The entries below contain a line with "Reproduce this chart with Chart.js." and a line with "const COL_GRID = '#EAF2F3';". Quote exactly those two lines and all lines between them.

• Extracted information:

## START

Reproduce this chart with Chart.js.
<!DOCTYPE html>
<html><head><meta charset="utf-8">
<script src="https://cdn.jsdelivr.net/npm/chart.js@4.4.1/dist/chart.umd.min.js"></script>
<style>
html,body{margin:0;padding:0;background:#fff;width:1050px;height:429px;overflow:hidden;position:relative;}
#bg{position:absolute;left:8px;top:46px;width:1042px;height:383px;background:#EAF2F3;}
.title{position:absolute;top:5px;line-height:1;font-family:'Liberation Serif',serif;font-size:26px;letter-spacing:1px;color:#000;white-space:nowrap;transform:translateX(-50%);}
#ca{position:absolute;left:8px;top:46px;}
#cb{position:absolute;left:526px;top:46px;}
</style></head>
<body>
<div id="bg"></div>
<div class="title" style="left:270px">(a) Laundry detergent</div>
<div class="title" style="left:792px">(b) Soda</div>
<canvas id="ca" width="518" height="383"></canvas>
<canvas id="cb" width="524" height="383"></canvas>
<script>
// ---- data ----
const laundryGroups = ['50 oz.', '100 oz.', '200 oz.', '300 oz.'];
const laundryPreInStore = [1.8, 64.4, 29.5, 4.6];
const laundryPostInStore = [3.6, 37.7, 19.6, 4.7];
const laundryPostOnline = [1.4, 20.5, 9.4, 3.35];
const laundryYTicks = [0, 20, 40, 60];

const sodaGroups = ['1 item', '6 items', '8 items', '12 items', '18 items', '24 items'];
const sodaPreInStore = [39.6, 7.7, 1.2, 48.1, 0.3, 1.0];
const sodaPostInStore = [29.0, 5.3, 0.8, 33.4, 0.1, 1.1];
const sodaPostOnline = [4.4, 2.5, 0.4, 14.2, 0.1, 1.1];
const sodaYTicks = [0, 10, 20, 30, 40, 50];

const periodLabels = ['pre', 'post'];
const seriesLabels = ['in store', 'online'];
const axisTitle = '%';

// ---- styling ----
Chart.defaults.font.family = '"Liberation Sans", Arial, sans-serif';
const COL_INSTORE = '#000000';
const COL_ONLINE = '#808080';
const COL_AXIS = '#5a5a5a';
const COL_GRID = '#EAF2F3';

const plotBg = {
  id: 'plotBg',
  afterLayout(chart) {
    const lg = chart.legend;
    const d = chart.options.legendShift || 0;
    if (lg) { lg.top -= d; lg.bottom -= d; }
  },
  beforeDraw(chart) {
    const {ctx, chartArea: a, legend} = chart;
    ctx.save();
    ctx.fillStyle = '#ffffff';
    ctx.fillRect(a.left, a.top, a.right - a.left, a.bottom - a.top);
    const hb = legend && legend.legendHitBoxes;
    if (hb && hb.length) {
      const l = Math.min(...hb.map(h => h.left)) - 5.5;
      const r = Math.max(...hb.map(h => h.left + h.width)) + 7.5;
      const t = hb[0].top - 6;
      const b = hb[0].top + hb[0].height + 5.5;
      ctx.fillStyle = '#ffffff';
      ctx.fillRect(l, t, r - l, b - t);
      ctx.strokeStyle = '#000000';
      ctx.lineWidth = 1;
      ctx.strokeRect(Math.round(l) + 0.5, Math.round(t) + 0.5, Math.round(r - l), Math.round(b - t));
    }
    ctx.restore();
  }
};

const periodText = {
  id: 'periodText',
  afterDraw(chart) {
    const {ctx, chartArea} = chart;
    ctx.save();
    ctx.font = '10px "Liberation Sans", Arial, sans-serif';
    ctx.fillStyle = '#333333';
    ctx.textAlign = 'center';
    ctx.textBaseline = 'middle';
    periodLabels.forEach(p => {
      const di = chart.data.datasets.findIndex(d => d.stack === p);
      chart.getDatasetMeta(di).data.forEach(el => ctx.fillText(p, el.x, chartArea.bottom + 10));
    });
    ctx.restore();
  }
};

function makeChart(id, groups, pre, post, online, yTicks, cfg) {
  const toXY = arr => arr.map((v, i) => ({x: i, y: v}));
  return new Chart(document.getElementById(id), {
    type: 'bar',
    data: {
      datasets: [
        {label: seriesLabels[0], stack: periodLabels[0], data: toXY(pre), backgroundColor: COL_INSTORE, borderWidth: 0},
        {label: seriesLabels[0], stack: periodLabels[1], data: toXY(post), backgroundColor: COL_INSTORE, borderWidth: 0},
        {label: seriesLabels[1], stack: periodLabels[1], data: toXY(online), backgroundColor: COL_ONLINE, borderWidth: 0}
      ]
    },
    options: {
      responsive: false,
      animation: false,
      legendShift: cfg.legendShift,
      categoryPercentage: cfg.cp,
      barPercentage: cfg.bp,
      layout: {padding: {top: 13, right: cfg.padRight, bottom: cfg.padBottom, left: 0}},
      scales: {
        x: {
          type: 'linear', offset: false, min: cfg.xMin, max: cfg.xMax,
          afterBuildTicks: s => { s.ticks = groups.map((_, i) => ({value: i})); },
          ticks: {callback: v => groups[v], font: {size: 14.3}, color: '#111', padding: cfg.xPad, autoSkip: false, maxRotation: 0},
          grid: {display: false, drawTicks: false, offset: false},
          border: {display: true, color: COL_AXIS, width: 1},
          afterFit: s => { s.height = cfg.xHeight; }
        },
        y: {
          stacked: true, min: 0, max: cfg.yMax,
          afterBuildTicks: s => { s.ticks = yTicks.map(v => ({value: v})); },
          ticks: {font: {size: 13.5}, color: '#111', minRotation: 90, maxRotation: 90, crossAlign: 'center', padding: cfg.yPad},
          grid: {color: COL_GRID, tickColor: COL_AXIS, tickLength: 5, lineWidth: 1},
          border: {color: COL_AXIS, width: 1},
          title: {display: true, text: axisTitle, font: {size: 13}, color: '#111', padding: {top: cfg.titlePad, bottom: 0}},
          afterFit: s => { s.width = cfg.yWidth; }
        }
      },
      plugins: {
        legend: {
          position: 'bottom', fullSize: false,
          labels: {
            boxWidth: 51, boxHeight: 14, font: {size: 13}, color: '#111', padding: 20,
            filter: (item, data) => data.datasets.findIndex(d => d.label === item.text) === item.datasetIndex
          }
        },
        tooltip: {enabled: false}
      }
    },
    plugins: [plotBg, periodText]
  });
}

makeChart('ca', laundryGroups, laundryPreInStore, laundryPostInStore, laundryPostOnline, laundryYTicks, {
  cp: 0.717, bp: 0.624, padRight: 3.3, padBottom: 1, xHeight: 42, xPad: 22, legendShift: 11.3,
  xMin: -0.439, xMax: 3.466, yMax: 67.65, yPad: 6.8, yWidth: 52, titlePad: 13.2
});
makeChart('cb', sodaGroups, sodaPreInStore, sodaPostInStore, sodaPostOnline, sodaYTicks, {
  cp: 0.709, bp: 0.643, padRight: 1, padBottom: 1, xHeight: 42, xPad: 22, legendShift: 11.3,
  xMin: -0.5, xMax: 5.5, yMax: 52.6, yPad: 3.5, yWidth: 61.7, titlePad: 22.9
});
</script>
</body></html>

## END
## START

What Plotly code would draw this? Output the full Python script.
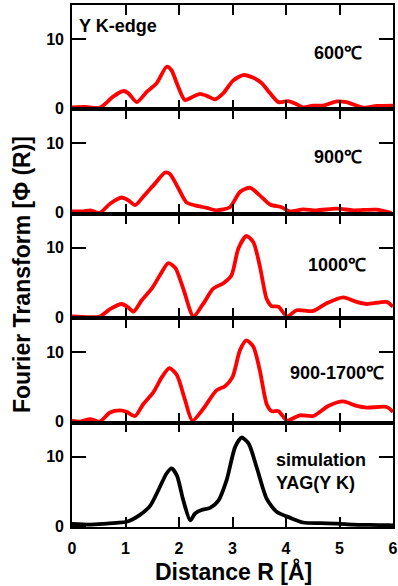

## END
## START

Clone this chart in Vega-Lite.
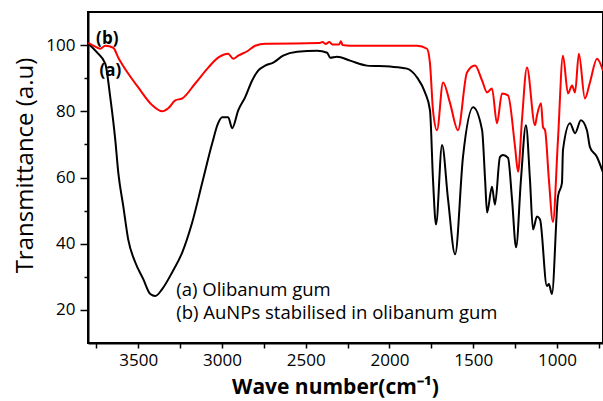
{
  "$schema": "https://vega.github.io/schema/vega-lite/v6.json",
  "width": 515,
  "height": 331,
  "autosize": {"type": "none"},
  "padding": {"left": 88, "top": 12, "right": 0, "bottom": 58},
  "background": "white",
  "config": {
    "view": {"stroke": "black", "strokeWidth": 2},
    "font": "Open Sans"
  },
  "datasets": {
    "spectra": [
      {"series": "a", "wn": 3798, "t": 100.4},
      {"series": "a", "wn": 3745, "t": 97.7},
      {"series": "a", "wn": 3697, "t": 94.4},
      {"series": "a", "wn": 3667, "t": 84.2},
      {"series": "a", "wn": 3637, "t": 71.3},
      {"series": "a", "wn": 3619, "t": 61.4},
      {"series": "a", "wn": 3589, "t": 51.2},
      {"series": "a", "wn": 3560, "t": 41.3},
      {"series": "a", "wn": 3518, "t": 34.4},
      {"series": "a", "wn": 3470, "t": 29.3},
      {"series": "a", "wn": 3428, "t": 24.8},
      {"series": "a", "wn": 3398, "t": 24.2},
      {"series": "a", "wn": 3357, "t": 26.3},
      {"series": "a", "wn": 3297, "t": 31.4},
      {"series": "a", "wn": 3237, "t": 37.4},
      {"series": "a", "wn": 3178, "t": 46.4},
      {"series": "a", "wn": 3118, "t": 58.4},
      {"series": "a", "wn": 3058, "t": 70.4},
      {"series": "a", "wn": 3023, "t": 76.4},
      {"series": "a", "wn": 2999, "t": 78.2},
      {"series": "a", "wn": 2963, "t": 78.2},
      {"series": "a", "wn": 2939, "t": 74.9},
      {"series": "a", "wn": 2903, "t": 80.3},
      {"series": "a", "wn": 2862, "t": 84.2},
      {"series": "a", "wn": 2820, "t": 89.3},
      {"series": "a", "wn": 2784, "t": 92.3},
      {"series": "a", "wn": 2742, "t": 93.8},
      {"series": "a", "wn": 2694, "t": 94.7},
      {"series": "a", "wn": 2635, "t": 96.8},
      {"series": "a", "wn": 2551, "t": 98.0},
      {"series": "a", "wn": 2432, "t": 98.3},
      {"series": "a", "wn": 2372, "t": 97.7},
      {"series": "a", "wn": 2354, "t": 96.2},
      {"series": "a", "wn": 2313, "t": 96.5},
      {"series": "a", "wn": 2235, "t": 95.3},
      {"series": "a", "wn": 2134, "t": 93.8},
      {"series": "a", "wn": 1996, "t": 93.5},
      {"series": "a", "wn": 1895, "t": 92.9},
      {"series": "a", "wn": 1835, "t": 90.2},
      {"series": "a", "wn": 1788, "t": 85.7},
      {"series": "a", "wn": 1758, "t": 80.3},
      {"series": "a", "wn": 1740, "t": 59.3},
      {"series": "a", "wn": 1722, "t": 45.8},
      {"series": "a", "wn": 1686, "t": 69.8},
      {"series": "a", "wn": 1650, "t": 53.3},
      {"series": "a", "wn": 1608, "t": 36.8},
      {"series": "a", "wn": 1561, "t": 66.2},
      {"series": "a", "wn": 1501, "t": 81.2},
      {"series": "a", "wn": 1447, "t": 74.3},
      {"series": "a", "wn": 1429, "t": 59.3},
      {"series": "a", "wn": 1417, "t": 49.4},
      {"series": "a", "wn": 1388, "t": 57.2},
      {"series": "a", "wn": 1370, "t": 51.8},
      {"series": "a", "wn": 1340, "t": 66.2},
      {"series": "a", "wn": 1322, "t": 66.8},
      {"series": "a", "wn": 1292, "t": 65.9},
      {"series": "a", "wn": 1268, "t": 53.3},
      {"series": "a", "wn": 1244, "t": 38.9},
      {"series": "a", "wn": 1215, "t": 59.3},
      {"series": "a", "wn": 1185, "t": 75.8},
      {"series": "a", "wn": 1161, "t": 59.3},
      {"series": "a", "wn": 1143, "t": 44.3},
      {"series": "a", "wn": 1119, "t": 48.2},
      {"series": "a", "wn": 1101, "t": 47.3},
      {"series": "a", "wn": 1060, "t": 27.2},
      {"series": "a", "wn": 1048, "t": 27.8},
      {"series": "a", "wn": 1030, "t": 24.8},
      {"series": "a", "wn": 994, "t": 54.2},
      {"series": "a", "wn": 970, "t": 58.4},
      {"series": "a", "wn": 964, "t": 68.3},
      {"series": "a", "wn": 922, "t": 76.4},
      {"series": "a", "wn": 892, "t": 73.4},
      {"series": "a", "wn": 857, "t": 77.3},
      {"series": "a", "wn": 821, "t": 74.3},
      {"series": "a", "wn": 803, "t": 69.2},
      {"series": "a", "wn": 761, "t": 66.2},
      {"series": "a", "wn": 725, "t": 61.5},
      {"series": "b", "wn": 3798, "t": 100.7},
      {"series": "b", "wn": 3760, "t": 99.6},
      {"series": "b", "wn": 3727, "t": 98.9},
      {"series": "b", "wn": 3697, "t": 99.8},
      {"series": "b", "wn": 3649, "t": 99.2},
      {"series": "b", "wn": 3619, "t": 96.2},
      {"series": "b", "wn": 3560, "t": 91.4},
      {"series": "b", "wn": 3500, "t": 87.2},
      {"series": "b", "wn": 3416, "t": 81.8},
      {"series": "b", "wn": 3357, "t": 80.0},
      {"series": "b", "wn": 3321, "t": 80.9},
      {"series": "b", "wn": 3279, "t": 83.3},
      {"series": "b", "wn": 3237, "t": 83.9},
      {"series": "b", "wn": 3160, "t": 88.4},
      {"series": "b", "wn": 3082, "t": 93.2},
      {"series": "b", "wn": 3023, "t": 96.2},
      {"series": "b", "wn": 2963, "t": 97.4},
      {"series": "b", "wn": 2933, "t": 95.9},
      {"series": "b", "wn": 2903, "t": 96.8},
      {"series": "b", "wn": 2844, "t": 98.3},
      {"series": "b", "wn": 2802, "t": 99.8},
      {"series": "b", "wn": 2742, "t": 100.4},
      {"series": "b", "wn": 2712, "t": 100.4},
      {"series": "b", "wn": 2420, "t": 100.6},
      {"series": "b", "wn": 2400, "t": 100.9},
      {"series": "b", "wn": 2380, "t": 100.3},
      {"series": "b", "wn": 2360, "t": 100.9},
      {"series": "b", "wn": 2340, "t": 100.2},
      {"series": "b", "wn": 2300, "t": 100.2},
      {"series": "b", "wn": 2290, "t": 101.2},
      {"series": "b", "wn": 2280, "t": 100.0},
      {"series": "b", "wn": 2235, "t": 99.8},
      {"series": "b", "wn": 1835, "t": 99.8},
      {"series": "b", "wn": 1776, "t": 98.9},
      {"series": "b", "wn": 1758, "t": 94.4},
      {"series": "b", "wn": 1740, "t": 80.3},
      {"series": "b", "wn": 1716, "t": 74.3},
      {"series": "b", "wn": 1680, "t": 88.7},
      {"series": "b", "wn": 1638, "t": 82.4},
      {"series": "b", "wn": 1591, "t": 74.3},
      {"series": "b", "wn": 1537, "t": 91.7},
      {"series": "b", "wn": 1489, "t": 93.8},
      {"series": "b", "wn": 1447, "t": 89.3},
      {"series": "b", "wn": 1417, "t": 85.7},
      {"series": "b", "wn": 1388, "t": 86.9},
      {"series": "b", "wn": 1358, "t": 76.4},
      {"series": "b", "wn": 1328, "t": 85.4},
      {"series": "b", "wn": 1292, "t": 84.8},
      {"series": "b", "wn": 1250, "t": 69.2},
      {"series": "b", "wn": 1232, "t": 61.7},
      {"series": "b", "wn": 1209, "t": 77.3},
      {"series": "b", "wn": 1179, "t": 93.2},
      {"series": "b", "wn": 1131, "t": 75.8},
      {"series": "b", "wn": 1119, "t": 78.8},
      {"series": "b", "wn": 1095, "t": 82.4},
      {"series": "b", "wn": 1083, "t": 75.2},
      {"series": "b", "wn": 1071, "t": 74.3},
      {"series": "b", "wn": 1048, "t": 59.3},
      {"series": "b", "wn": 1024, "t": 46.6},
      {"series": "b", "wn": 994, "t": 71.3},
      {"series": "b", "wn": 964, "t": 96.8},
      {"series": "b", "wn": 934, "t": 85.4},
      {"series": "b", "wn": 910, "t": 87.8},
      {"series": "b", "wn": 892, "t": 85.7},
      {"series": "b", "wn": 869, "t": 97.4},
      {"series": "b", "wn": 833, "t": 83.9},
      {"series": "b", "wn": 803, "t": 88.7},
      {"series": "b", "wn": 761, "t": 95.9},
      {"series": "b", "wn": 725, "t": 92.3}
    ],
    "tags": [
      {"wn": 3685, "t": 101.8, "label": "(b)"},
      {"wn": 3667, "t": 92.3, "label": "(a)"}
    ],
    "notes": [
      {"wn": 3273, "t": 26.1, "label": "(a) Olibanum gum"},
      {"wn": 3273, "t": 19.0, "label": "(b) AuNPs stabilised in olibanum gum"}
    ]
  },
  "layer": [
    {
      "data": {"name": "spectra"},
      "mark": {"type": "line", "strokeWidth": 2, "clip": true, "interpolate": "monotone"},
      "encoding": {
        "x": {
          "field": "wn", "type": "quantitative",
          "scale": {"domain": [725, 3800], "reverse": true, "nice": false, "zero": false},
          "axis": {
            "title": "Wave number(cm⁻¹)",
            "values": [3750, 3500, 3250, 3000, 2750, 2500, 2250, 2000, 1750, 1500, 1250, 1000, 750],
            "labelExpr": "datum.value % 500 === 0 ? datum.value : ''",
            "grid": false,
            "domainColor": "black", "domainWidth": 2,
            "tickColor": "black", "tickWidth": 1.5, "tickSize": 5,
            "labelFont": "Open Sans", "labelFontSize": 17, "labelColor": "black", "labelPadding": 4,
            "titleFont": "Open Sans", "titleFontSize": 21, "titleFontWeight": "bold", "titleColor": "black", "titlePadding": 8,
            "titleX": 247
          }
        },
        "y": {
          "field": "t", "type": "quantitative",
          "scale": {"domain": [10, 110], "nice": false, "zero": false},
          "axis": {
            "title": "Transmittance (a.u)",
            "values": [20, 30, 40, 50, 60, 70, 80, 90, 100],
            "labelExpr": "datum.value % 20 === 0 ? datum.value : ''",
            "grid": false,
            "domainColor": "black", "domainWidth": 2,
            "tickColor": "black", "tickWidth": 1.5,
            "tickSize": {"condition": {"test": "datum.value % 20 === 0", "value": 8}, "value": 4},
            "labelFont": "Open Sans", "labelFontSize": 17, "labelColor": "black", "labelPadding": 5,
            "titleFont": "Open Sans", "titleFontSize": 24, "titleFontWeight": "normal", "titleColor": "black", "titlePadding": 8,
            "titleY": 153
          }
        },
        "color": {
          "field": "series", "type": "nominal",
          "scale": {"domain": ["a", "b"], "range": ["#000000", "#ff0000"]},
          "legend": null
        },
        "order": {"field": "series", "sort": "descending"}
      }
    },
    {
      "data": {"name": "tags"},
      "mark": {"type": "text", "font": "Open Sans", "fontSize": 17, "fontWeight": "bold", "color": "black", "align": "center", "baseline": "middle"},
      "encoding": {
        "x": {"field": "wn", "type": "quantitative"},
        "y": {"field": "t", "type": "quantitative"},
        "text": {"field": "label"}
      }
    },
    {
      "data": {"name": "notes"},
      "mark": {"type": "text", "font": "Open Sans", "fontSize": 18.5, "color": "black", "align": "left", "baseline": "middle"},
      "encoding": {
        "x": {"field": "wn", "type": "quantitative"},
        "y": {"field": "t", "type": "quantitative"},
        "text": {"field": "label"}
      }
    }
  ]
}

## END

• Task response:
Reproduce this chart with Chart.js.
<!DOCTYPE html>
<html><head><meta charset="utf-8">
<script src="https://cdn.jsdelivr.net/npm/chart.js@4.4.1/dist/chart.umd.min.js"></script>
<style>
html,body{margin:0;padding:0;background:#fff;width:1050px;height:429px;overflow:hidden;position:relative;}
#bg{position:absolute;left:8px;top:46px;width:1042px;height:383px;background:#EAF2F3;}
.title{position:absolute;top:5px;line-height:1;font-family:'Liberation Serif',serif;font-size:26px;letter-spacing:1px;color:#000;white-space:nowrap;transform:translateX(-50%);}
#ca{position:absolute;left:8px;top:46px;}
#cb{position:absolute;left:526px;top:46px;}
</style></head>
<body>
<div id="bg"></div>
<div class="title" style="left:270px">(a) Laundry detergent</div>
<div class="title" style="left:792px">(b) Soda</div>
<canvas id="ca" width="518" height="383"></canvas>
<canvas id="cb" width="524" height="383"></canvas>
<script>
// ---- data ----
const laundryGroups = ['50 oz.', '100 oz.', '200 oz.', '300 oz.'];
const laundryPreInStore = [1.8, 64.4, 29.5, 4.6];
const laundryPostInStore = [3.6, 37.7, 19.6, 4.7];
const laundryPostOnline = [1.4, 20.5, 9.4, 3.35];
const laundryYTicks = [0, 20, 40, 60];

const sodaGroups = ['1 item', '6 items', '8 items', '12 items', '18 items', '24 items'];
const sodaPreInStore = [39.6, 7.7, 1.2, 48.1, 0.3, 1.0];
const sodaPostInStore = [29.0, 5.3, 0.8, 33.4, 0.1, 1.1];
const sodaPostOnline = [4.4, 2.5, 0.4, 14.2, 0.1, 1.1];
const sodaYTicks = [0, 10, 20, 30, 40, 50];

const periodLabels = ['pre', 'post'];
const seriesLabels = ['in store', 'online'];
const axisTitle = '%';

// ---- styling ----
Chart.defaults.font.family = '"Liberation Sans", Arial, sans-serif';
const COL_INSTORE = '#000000';
const COL_ONLINE = '#808080';
const COL_AXIS = '#5a5a5a';
const COL_GRID = '#EAF2F3';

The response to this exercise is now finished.